Cycle Frequency and Plant Duty Cycle Constraints
Determine how many cycles per day or week the press must run. A press that requires 4-hour cycles must be sized with chamber volume to handle the batch volume in that window. If space constraints limit frame size, consider a higher plate count rather than larger plates, within the hydraulic closing system’s capacity. Best-fit scenario: For continuous processes running 24/7, we often recommend two smaller presses rather than one large unit to allow maintenance without stopping production.

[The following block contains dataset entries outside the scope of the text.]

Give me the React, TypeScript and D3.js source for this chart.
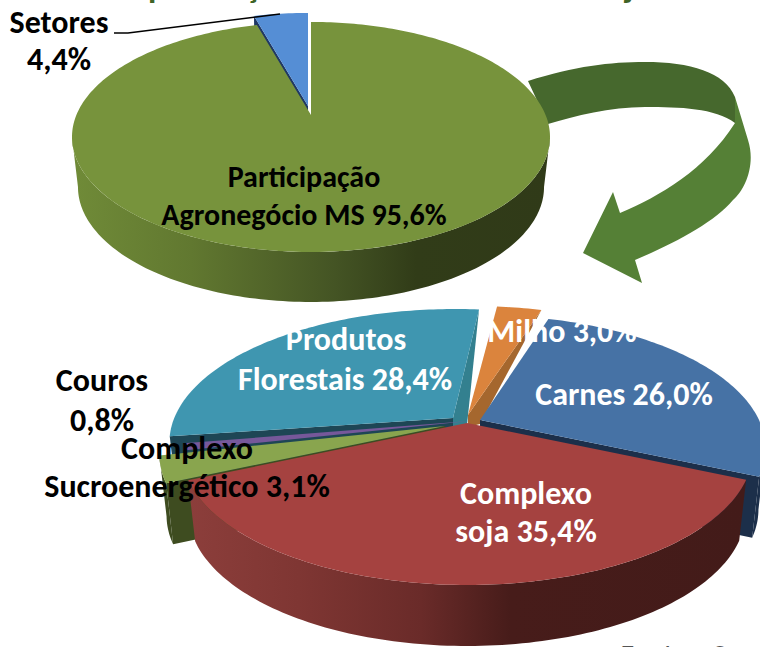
import React from "react";
import * as d3 from "d3";

// ---- data ----
const topNames = ["Agronegócio MS", "Setores"];
const topValues = [95.6, 4.4];
const bottomNames = ["Milho", "Carnes", "Complexo soja", "Complexo Sucroenergético", "Couros", "Produtos Florestais"];
const bottomValues = [3.0, 26.0, 35.4, 3.1, 0.8, 28.4];

// ---- layout ----
const W = 760, H = 647;
type V = [number, number];
type Geo = { cx: number; cy: number; rx: number; ry: number; k: number; sx: number; depth: number; start: number };
const topGeo: Geo = { cx: 311, cy: 115, rx: 234.6, ry: 110.8, k: 0.191, sx: 0.975, depth: 50, start: 0 };
const botGeo: Geo = { cx: 467, cy: 423, rx: 279, ry: 127.4, k: 0.2135, sx: 0.975, depth: 61, start: (6 * Math.PI) / 180 };

type Wall = { fill: string; apex?: V; outer?: V };
type Style = { top: string; explode: V; apexShift?: V; outerFill?: string; startWall?: Wall; endWall?: Wall };

const topStyles: Style[] = [
  { top: "#77933c", explode: [0, 0], outerFill: "url(#wallGreen)" },
  { top: "#558ed5", explode: [-3, -9], startWall: { fill: "#1f3864" } },
];
const botStyles: Style[] = [
  { top: "#db843d", explode: [6, -12], apexShift: [-5, 4], endWall: { fill: "#a5672e", apex: [12, 9], outer: [0, 0] } },
  { top: "#4672a5", explode: [13, -3], outerFill: "#1c2f4a", endWall: { fill: "#1c2f4a" } },
  { top: "#a54240", explode: [0, 0], outerFill: "url(#wallRed)" },
  { top: "#89a54e", explode: [-22, 3], outerFill: "#3e4c20", startWall: { fill: "#3e4c20" } },
  { top: "#76589a", explode: [2, -2] },
  { top: "#3f96b0", explode: [-12, -9], apexShift: [-2, 4], startWall: { fill: "#1e4655" }, endWall: { fill: "#33808f", apex: [14, 7], outer: [0, 0] } },
];
const topOrder = [1, 0];
const botOrder = [5, 0, 4, 3, 1, 2];

const labelFont = "Carlito, Lato, 'Open Sans', sans-serif";
type Label = { text: string; x: number; y: number; fill: string; size: number };
const labels: Label[] = [
  { text: "Setores", x: 59, y: 33, fill: "#000", size: 32 },
  { text: "4,4%", x: 59, y: 70, fill: "#000", size: 32 },
  { text: "Participação", x: 304, y: 187, fill: "#000", size: 30 },
  { text: "Agronegócio MS 95,6%", x: 304, y: 225, fill: "#000", size: 30 },
  { text: "Produtos", x: 346, y: 350, fill: "#fff", size: 32 },
  { text: "Florestais 28,4%", x: 345, y: 390, fill: "#fff", size: 32 },
  { text: "Milho 3,0%", x: 562, y: 342, fill: "#fff", size: 32 },
  { text: "Carnes 26,0%", x: 624, y: 405, fill: "#fff", size: 32 },
  { text: "Complexo", x: 526, y: 504, fill: "#fff", size: 32 },
  { text: "soja 35,4%", x: 526, y: 542, fill: "#fff", size: 32 },
  { text: "Couros", x: 102, y: 391, fill: "#000", size: 32 },
  { text: "0,8%", x: 102, y: 431, fill: "#000", size: 32 },
  { text: "Complexo", x: 187, y: 459, fill: "#000", size: 32 },
  { text: "Sucroenergético 3,1%", x: 187, y: 497, fill: "#000", size: 32 },
];

const line = d3.line<V>();
const closed = (pts: V[]) => line(pts) + "Z";

const project = (g: Geo, theta: number, off: V): V => {
  const u = Math.sin(theta), v = -Math.cos(theta), w = 1 / (1 - g.k * v);
  return [g.cx + off[0] + g.rx * u * w, g.cy + off[1] + g.ry * v * w];
};
const extrude = (g: Geo, p: V, off: V): V => {
  const ox = g.cx + off[0];
  return [ox + (p[0] - ox) * g.sx, p[1] + g.depth];
};
const sampleArc = (a: number, b: number): number[] => {
  const n = Math.max(2, Math.ceil(Math.abs(b - a) / 0.02));
  return d3.range(n + 1).map((i) => a + ((b - a) * i) / n);
};

function slicePaths(g: Geo, values: number[], styles: Style[], order: number[]) {
  const arcs = d3.pie<number>().sort(null).startAngle(g.start).endAngle(g.start + 2 * Math.PI)(values);
  const tangent = Math.acos(-g.k); // where the rim turns from the back to the front
  const out: { d: string; fill: string }[] = [];
  order.forEach((i) => {
    const a = arcs[i], s = styles[i], off = s.explode;
    const shift = s.apexShift ?? [0, 0];
    const apex: V = [g.cx + off[0] + shift[0], g.cy + off[1] + shift[1]];
    const radial = (th: number, wall?: Wall) => {
      if (!wall) return;
      const o = project(g, th, off);
      const oB: V = wall.outer ? [o[0] + wall.outer[0], o[1] + wall.outer[1]] : extrude(g, o, off);
      const aB: V = wall.apex ? [apex[0] + wall.apex[0], apex[1] + wall.apex[1]] : [apex[0], apex[1] + g.depth];
      const foot: V = [apex[0], aB[1] + 3]; // closes the wall under the apex, down to the slice in front
      out.push({ d: closed([apex, o, oB, aB, foot]), fill: wall.fill });
    };
    radial(a.startAngle, s.startWall);
    radial(a.endAngle, s.endWall);
    if (s.outerFill) {
      const from = Math.max(a.startAngle, tangent), to = Math.min(a.endAngle, 2 * Math.PI - tangent);
      if (to > from) {
        const upper = sampleArc(from, to).map((t) => project(g, t, off));
        const lower = upper.map((p) => extrude(g, p, off)).reverse();
        out.push({ d: closed([...upper, ...lower]), fill: s.outerFill });
      }
    }
    const rim = sampleArc(a.startAngle, a.endAngle).map((t) => project(g, t, off));
    out.push({ d: closed([apex, ...rim]), fill: s.top });
  });
  return out;
}

export default function App() {
  const top = slicePaths(topGeo, topValues, topStyles, topOrder);
  const bot = slicePaths(botGeo, bottomValues, botStyles, botOrder);
  return (
    <svg width={W} height={H} viewBox={`0 0 ${W} ${H}`} style={{ position: "absolute", left: 0, top: 0, background: "#fff" }}>
      <defs>
        <linearGradient id="wallGreen" gradientUnits="userSpaceOnUse" x1={72} x2={550} y1={0} y2={0}>
          <stop offset="0" stopColor="#708b38" />
          <stop offset="0.25" stopColor="#617830" />
          <stop offset="0.55" stopColor="#445424" />
          <stop offset="0.72" stopColor="#313c18" />
          <stop offset="1" stopColor="#303a18" />
        </linearGradient>
        <linearGradient id="wallRed" gradientUnits="userSpaceOnUse" x1={187} x2={744} y1={0} y2={0}>
          <stop offset="0" stopColor="#8c3e3b" />
          <stop offset="0.2" stopColor="#7f3633" />
          <stop offset="0.42" stopColor="#6a2b29" />
          <stop offset="0.58" stopColor="#471c1a" />
          <stop offset="1" stopColor="#431b19" />
        </linearGradient>
      </defs>

      {/* clipped title and source at the picture's edges */}
      <g fontFamily={labelFont} fontWeight="bold" fontSize={34} fill="#3f6426">
        <text x={148} y={-2}>p</text>
        <text x={245} y={-2}>ç</text>
        <text x={625} y={-2}>j</text>
      </g>
      <text x={621} y={664} fontFamily={labelFont} fontWeight="bold" fontSize={28} fill="#555" wordSpacing={12}>Fonte: S</text>

      {/* arrow between the pies */}
      <path d="M528,81 C575,66 610,62 645,62 C690,62 725,72 735,97 L735,123 C715,108 680,107 645,107 C610,107 575,116 548,124 Z" fill="#46682d" />
      <path d="M735,97 L748,140 C756,165 745,190 733,200 C715,222 675,243 635,260 L642,283 L583,253 L613,192 L620,213 C660,196 705,170 735,123 Z" fill="#558036" />

      {top.map((p, i) => <path key={i} d={p.d} fill={p.fill} />)}
      {bot.map((p, i) => <path key={i} d={p.d} fill={p.fill} />)}

      <path d="M114,33 L128,33 L280,14" fill="none" stroke="#000" strokeWidth={1.6} />

      <g fontFamily={labelFont} fontWeight="bold" textAnchor="middle">
        {labels.map((l, i) => (
          <text key={i} x={l.x} y={l.y} fill={l.fill} fontSize={l.size}>{l.text}</text>
        ))}
      </g>
    </svg>
  );
}
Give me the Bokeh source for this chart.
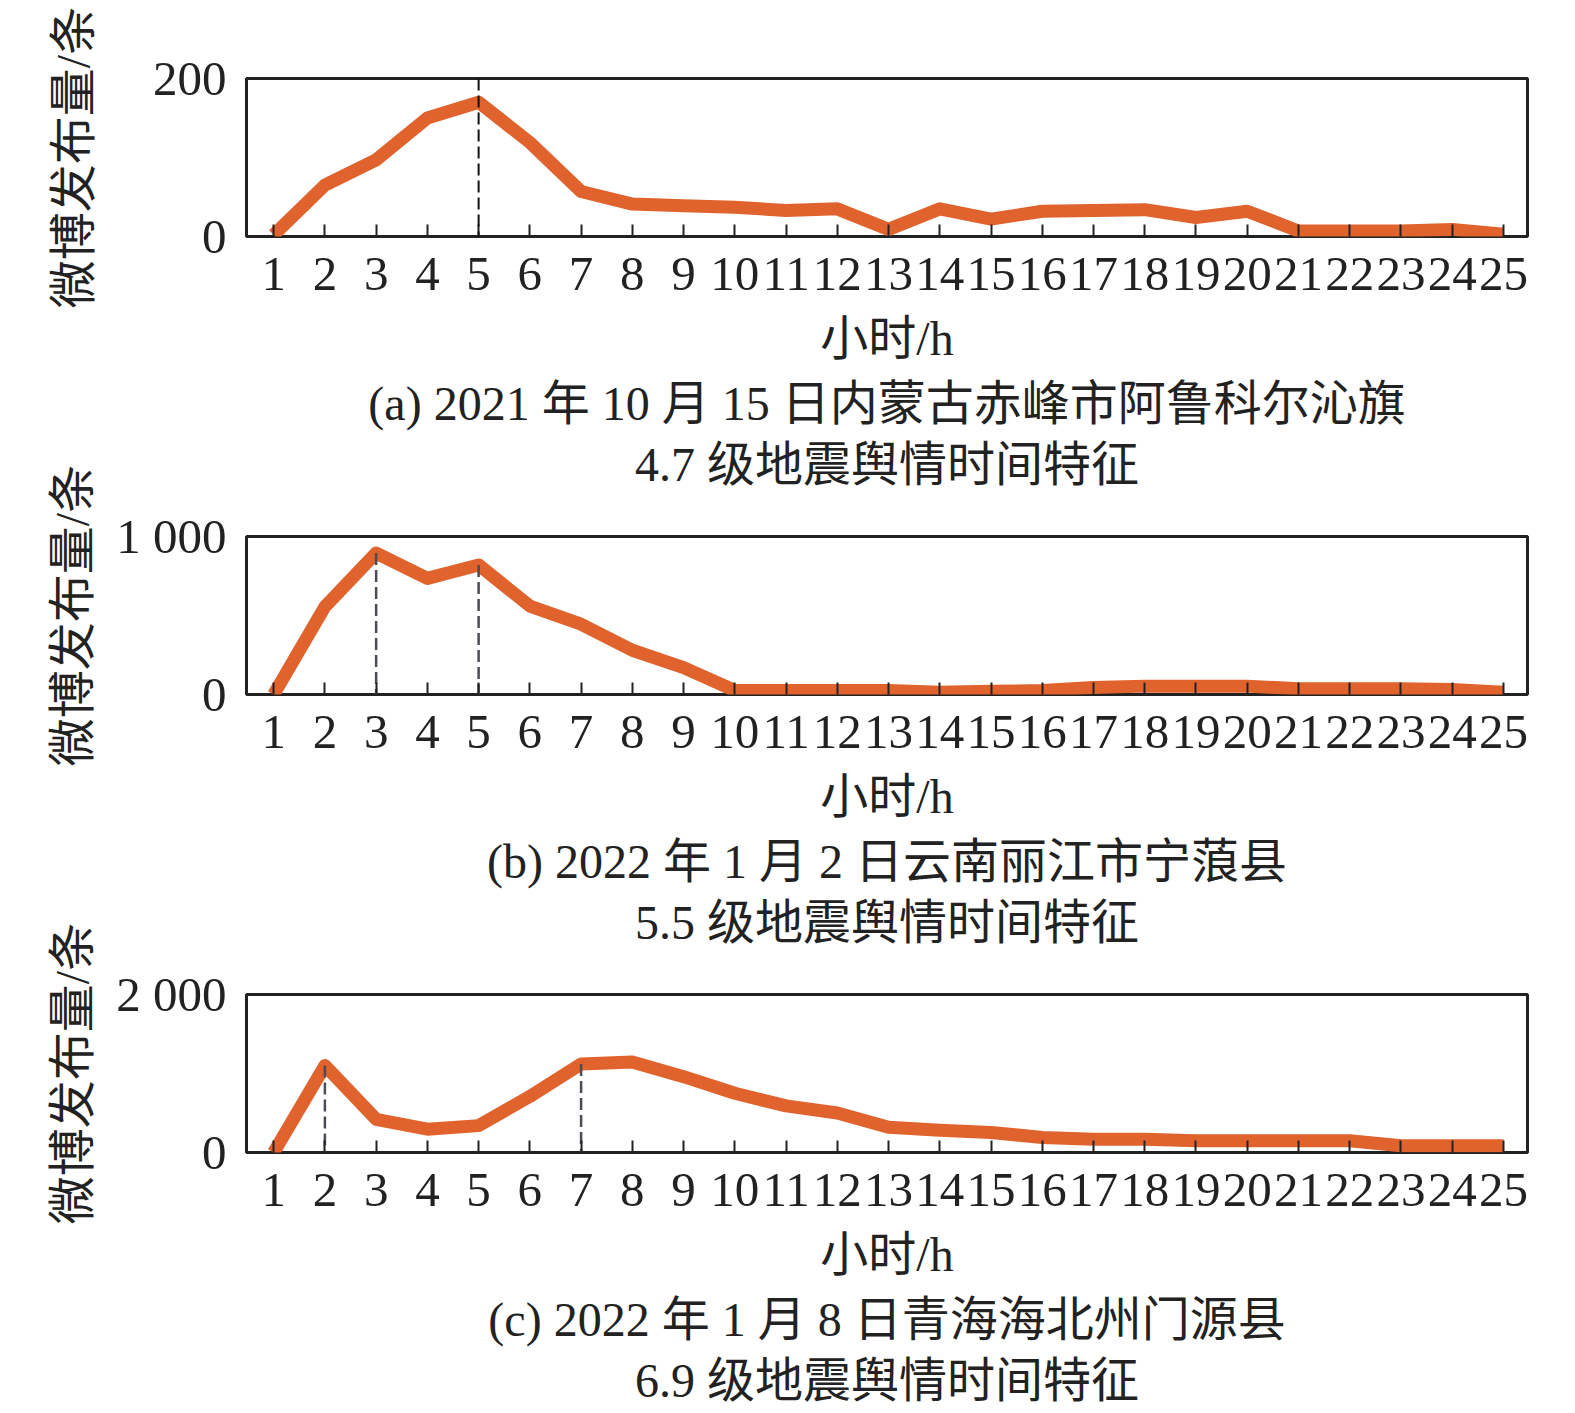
from bokeh.plotting import figure
from bokeh.models import Range1d, FixedTicker, Title, Span
from bokeh.layouts import column
from bokeh.embed import file_html
from bokeh.resources import INLINE

# ---------------- data ----------------
hours = list(range(1, 26))
vals_a = [2, 65, 97, 150, 170, 119, 57, 41, 39, 37, 33, 35, 9, 35, 22, 32, 33, 34, 24, 32, 7, 7, 7, 9, 3]
vals_b = [0, 555, 895, 735, 820, 560, 445, 280, 170, 25, 25, 25, 25, 15, 20, 25, 45, 53, 53, 53, 36, 36, 36, 32, 15]
vals_c = [0, 1100, 420, 295, 340, 710, 1120, 1145, 960, 750, 590, 500, 320, 283, 254, 190, 169, 169, 148, 148, 148, 148, 85, 85, 85]
y_max = [200, 1000, 2000]
y_tick_labels = [{0: "0", 200: "200"}, {0: "0", 1000: "1 000"}, {0: "0", 2000: "2 000"}]
peak_hours = [[5], [3, 5], [2, 7]]
captions = [
    ("(a) 2021 年 10 月 15 日内蒙古赤峰市阿鲁科尔沁旗", "4.7 级地震舆情时间特征"),
    ("(b) 2022 年 1 月 2 日云南丽江市宁蒗县", "5.5 级地震舆情时间特征"),
    ("(c) 2022 年 1 月 8 日青海海北州门源县", "6.9 级地震舆情时间特征"),
]
y_label = "微博发布量/条"
x_label = "小时/h"

FONT = "'Liberation Serif', 'Noto Sans CJK SC'"
FS_NUM = "49px"
FS_TXT = "48px"
LINE_COLOR = "#E0622C"
INK = "#222222"

H = 492
OVERLAP = 34


def make_panel(vals, ymax, ylabels, peaks, cap, label_standoff, full_span):
    p = figure(width=1559, height=H, output_backend="svg", toolbar_location=None,
               x_range=Range1d(0.47, 25.47), y_range=Range1d(0, ymax),
               min_border_left=238, min_border_right=40, min_border_top=70,
               min_border_bottom=H - 70 - 158)
    p.border_fill_color = None
    p.background_fill_color = "white"
    p.outline_line_color = INK
    p.outline_line_width = 3
    p.grid.visible = False

    p.line(hours, vals, line_color=LINE_COLOR, line_width=13, line_join="round")
    if full_span:
        for h in peaks:
            p.add_layout(Span(location=h, dimension="height", line_color="#111111",
                              line_width=2, line_dash="12 5"))
    else:
        p.segment(x0=peaks, y0=[vals[h - 1] for h in peaks], x1=peaks, y1=[0] * len(peaks),
                  line_color="#4a4d55", line_width=2.5, line_dash="12 5")

    xa = p.xaxis[0]
    xa.ticker = FixedTicker(ticks=hours)
    xa.axis_line_color = None
    xa.major_tick_in = 12
    xa.major_tick_out = 0
    xa.major_tick_line_width = 2
    xa.major_tick_line_color = INK
    xa.minor_tick_line_color = None
    xa.major_label_text_font = FONT
    xa.major_label_text_font_size = FS_NUM
    xa.major_label_text_color = INK
    xa.major_label_standoff = 21
    xa.axis_label = x_label
    xa.axis_label_text_font = FONT
    xa.axis_label_text_font_size = FS_TXT
    xa.axis_label_text_font_style = "normal"
    xa.axis_label_text_color = INK
    xa.axis_label_standoff = 19

    ya = p.yaxis[0]
    ya.ticker = FixedTicker(ticks=[0, ymax])
    ya.major_label_overrides = ylabels
    ya.axis_line_color = None
    ya.major_tick_in = 0
    ya.major_tick_out = 0
    ya.minor_tick_line_color = None
    ya.major_label_text_font = FONT
    ya.major_label_text_font_size = FS_NUM
    ya.major_label_text_color = INK
    ya.major_label_standoff = 20
    ya.axis_label = y_label
    ya.axis_label_text_font = FONT
    ya.axis_label_text_font_size = FS_TXT
    ya.axis_label_text_font_style = "normal"
    ya.axis_label_text_color = INK
    ya.axis_label_standoff = label_standoff

    for i, line in enumerate(cap):
        t = Title(text=line, align="center", text_font=FONT, text_font_size=FS_TXT,
                  text_font_style="normal", text_color=INK, standoff=-4 if i else 15)
        p.add_layout(t, "below")
    return p


pa = make_panel(vals_a, y_max[0], y_tick_labels[0], peak_hours[0], captions[0], 50, True)
pb = make_panel(vals_b, y_max[1], y_tick_labels[1], peak_hours[1], captions[1], 14, False)
pc = make_panel(vals_c, y_max[2], y_tick_labels[2], peak_hours[2], captions[2], 14, False)
pa.margin = (8, 0, 0, 8)
pb.margin = (-OVERLAP, 0, 0, 8)
pc.margin = (-OVERLAP, 0, 0, 8)

layout = column(pa, pb, pc, spacing=0)
open("out.html", "w").write(file_html(layout, INLINE))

Supplier Quality, Certifications, and Support Capabilities
What to verify: Inspect the frame and sidebars for full-penetration welds and structural steel certification. Ask whether the hydraulic ram wear plates are replaceable and if the plate machining tolerances hold plate parallelism within a few thousandths of an inch—misalignment causes leaks and plate cracking. Confirm that control panels carry appropriate certifications (UL, CE) and that the supplier can provide on-site commissioning and aftermarket support for WCT sludge dewatering solutions. Many water recycling solutions also depend on reliable cake dryness, so insist on a field pilot trial before final specification approval.
Ready to Optimize Your Dewatering Operation?
Selecting the ideal filtration system requires matching your specific slurry dynamics with proven press engineering. We’ve seen plants slash hauling costs and chemical usage simply by getting the sizing and chamber volume right and choosing plate materials that handle the real process temperature, not just the design nominal value.
Gather the critical process parameters: daily slurry volume, dry solids percentage, chemical additives (polymers/coagulants), and available footprint. Our applications team can then run a detailed slurry analysis and size a customized recessed chamber filter press system that fits your production schedule and operational reality. Reach out for a technical datasheet and setup a pilot-scale dewatering test using your own sludge sample.
Frequently Asked Questions
What is the maximum operating pressure for a recessed chamber filter press?
Standard systems operate at 100 PSI (7 bar), while heavy-duty models can run up to 130 PSI (9 bar) or 225 PSI (15 bar) to maximize liquid extraction from difficult-to-dewater materials. The press frame and plates must be explicitly rated for the higher pressure tier.
How do you size a recessed chamber filter press for industrial slurry?
Sizing is calculated by determining the weight of dry solids per hour or batch, converting that to cake volume based on expected wet cake density, and selecting a press frame capacity that meets or exceeds that batch volume with a safety margin.
What is the difference between a membrane filter press and a recessed chamber press?
A recessed chamber press relies solely on feed pump pressure to squeeze water out, whereas a membrane press uses flexible plates inflated with water or air to mechanically squeeze the cake after the slurry feed cycle ends, achieving higher cake dryness but increasing capital cost.
How often do filter cloths need to be replaced?
Cloth lifespan ranges from a few weeks to several months depending on slurry abrasiveness, chemical exposure, operating temperatures, and the frequency of automated cloth wash cycles. Tracking wash-cycle pressure drop trends helps predict replacements.
Why is my filter press leaking between the plates during the cycle?
Leakage is typically caused by insufficient hydraulic clamping pressure, solids build-up on the plate sealing surfaces, wrinkled or damaged filter cloths, or over-pressurizing the feed pump early in the cycle before a uniform cake has formed.